» **Provided data**:
# # # # # # #
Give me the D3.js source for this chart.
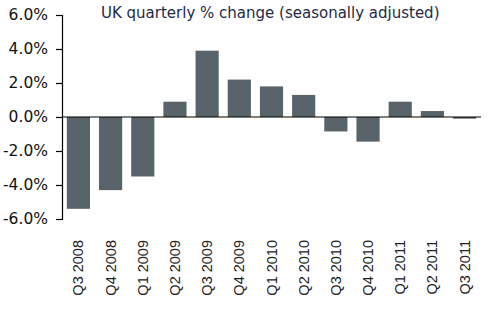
<!DOCTYPE html>
<html><head><meta charset="utf-8">
<script src="https://cdn.jsdelivr.net/npm/d3@7"></script>
<style>body{margin:0;background:#fff}</style>
</head><body><svg id="c" width="499" height="323"></svg>
<script>
const categories = ["Q3 2008","Q4 2008","Q1 2009","Q2 2009","Q3 2009","Q4 2009","Q1 2010","Q2 2010","Q3 2010","Q4 2010","Q1 2011","Q2 2011","Q3 2011"];
const values = [-5.4,-4.3,-3.5,0.9,3.9,2.2,1.8,1.3,-0.85,-1.45,0.9,0.35,-0.1];
const yTicks = [-6,-4,-2,0,2,4,6];
const title = "UK quarterly % change (seasonally adjusted)";

const svg = d3.select("#c");
const x = d3.scaleBand().domain(categories).range([62,481]).paddingInner(0.28).paddingOuter(0.15);
const y = d3.scaleLinear().domain([-6,6]).range([219,15]);

svg.append("g").selectAll("rect").data(values).join("rect")
  .attr("x",(d,i)=>x(categories[i])).attr("width",x.bandwidth())
  .attr("y",d=>y(Math.max(0,d))).attr("height",d=>Math.abs(y(d)-y(0)))
  .attr("fill","#59646a");

const ya = svg.append("g").attr("transform","translate(62,0)")
  .call(d3.axisLeft(y).tickValues(yTicks).tickFormat(d=>(d<0?"-":"")+Math.abs(d).toFixed(1)+"%").tickSize(6).tickPadding(8));
ya.select(".domain").attr("stroke","#000").attr("stroke-width",1.2);
ya.selectAll(".tick line").attr("stroke","#000").attr("stroke-width",1.2);
ya.selectAll("text").attr("font-family","DejaVu Sans").attr("font-size",15.5).attr("fill","#111");

const xa = svg.append("g").attr("transform",`translate(0,${y(0)})`)
  .call(d3.axisBottom(x).tickSize(0).tickPadding(0));
xa.select(".domain").attr("stroke","#000").attr("stroke-width",1.2).attr("d","M62,0H481");
xa.selectAll(".tick text")
  .attr("font-family","Liberation Sans").attr("font-size",14.5).attr("fill","#222")
  .attr("text-anchor","end").attr("dy","0.35em")
  .attr("transform",`translate(0,${240-y(0)}) rotate(-90)`).attr("y",0).attr("x",0);

svg.append("text").attr("x",101).attr("y",18).text(title)
  .attr("font-family","DejaVu Sans").attr("font-size",15).attr("fill","#1e2a48");
</script></body></html>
# # # # # # #
» **The request**: Give back exactly the lines from the first line of the data through the line with "quarterly % change", pictures excluded.

» **Result**:
Give me the D3.js source for this chart.
<!DOCTYPE html>
<html><head><meta charset="utf-8">
<script src="https://cdn.jsdelivr.net/npm/d3@7"></script>
<style>body{margin:0;background:#fff}</style>
</head><body><svg id="c" width="499" height="323"></svg>
<script>
const categories = ["Q3 2008","Q4 2008","Q1 2009","Q2 2009","Q3 2009","Q4 2009","Q1 2010","Q2 2010","Q3 2010","Q4 2010","Q1 2011","Q2 2011","Q3 2011"];
const values = [-5.4,-4.3,-3.5,0.9,3.9,2.2,1.8,1.3,-0.85,-1.45,0.9,0.35,-0.1];
const yTicks = [-6,-4,-2,0,2,4,6];
const title = "UK quarterly % change (seasonally adjusted)";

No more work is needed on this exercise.